The Foreign Account Tax Compliance Act (FATCA) is intended to increase transparency for the IRS with respect to US persons that may be investing and earning US income through non-US institutions.
It is clear that the new FATCA reporting and withholding regime will impact not only processes and procedures designed to mitigate risk and ensure compliance, but also the technology used by foreign banks and multi-national corporations.
Proposed FATCA regulations, including a draft FFI agreement, are expected by the end of 2011.
Effective for payments made in 2014, new FATCA rules are designed to flush out US ownership or US beneficial interests in foreign entities and foreign financial accounts. It is more than likely that companies will need to modify their current systems, controls and processes to comply with these regulations.
The FATCA requirements for new documentation, reporting and tax withholding are generally divided between those affecting payments to foreign financial institutions (FFIs) covered in I.R.C. §1471 and those affecting payments to non-financial foreign entities (NFFEs) covered in I.R.C. §1472.

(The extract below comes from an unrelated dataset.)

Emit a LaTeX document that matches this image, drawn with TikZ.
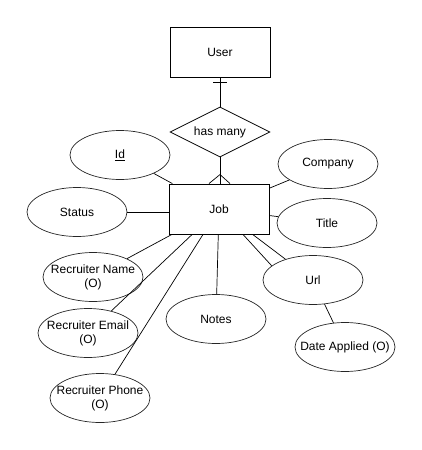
\documentclass[tikz,border=0pt]{standalone}
\usepackage{fontspec}
\setmainfont{Liberation Sans}
\usepackage{tikz}
\usetikzlibrary{shapes.geometric,positioning,calc}
\tikzstyle{entitybox}=[rectangle, draw=black, line width=0.9pt, minimum width=100pt, minimum height=50pt, inner sep=0pt, font=\fontsize{12pt}{14pt}\selectfont]
\tikzstyle{relnode}=[diamond, draw=black, line width=0.8pt, minimum width=100pt, minimum height=50pt, inner xsep=-20pt, inner ysep=-8pt, font=\fontsize{12pt}{14pt}\selectfont]
\tikzstyle{attrnode}=[ellipse, draw=black!85, line width=0.7pt, minimum width=100pt, minimum height=49pt, inner xsep=-22pt, inner ysep=-8pt, align=center, font=\fontsize{12pt}{14pt}\selectfont]
\tikzstyle{attrline}=[line width=0.7pt, color=black]

\begin{document}
\begin{tikzpicture}[x=1pt, y=-1pt]
        \useasboundingbox (0,0) rectangle (421,450);

        % Entidades e relação
        \node[entitybox] (user) at (220, 52) {User};
        \node[relnode] (hasmany) at (220, 132) {has many};
        \node[entitybox] (job) at (219, 209) {Job};

        % Atributos
        \node[attrnode] (id) at (120, 155) {\underline{Id}};
        \node[attrnode] (status) at (77, 212) {Status};
        \node[attrnode] (company) at (328, 164) {Company};
        \node[attrnode] (title) at (327, 223) {Title};
        \node[attrnode] (recname) at (93, 277) {Recruiter Name\\(O)};
        \node[attrnode] (recemail) at (88, 333) {Recruiter Email\\(O)};
        \node[attrnode] (recphone) at (100, 398) {Recruiter Phone\\(O)};
        \node[attrnode] (notes) at (216, 319) {Notes};
        \node[attrnode] (url) at (313, 280) {Url};
        \node[attrnode] (dateapplied) at (345, 347) {Date Applied (O)};

        % Relacionamento User -- Job
        \draw[attrline] (user.south) -- (hasmany.north);
        \draw[attrline] ([xshift=-7pt,yshift=-5pt]user.south) -- ([xshift=7pt,yshift=-5pt]user.south);
        \draw[attrline] (hasmany.south) -- ([xshift=1pt]job.north);
        \draw[attrline] ([xshift=-10pt]job.north) -- ([xshift=1pt,yshift=9pt]job.north) -- ([xshift=11pt]job.north);

        % Ligações dos atributos
        \draw[attrline] (job) -- (id);
        \draw[attrline] (job.west |- status) -- (status);
        \draw[attrline] (job) -- (company);
        \draw[attrline] (job) -- (title);
        \draw[attrline] (job) -- (recname);
        \draw[attrline] (job) -- (recemail);
        \draw[attrline] (job) -- (recphone);
        \draw[attrline] (job) -- (notes);
        \draw[attrline] (job) -- (url);
        \draw[attrline] ([xshift=24pt]job.south) -- (url.161);
        \draw[attrline] (url) -- (dateapplied);
      \end{tikzpicture}
\end{document}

To meet the documentation requirement, a FFI is required to enter into an agreement with the IRS by June 30, 2013, in which the FFI agrees to undertake certain due diligence, reporting and withholding responsibilities for US account holders.
Three Types of FFIs
A broad definition of an FFI includes:
Any foreign entity that accepts deposits in the ordinary course of a banking or similar business,
Holds financial assets for the account of others as a substantial portion of its business, or
Is engaged (or holding themselves out to be) primarily in the business of investing, reinvesting or trading in securities, partnership interests or commodities (such as mutual funds or hedge funds).
So, for all foreign payees you will need to determine:
- Whether the payee is a FFI and, if so, whether it is a participating FFI (has entered into an agreement with the IRS), a deemed-compliant FFI, a FFI treated as a NFFE so subject to §1472 compliance, or a non-participating FFI requiring withholding.
- If not an FFI, whether the NFFE is to be treated as an excepted payee based on its beneficial owners or whether the payment itself is excepted to determine if the NFFE is subject to certification and withholding requirements.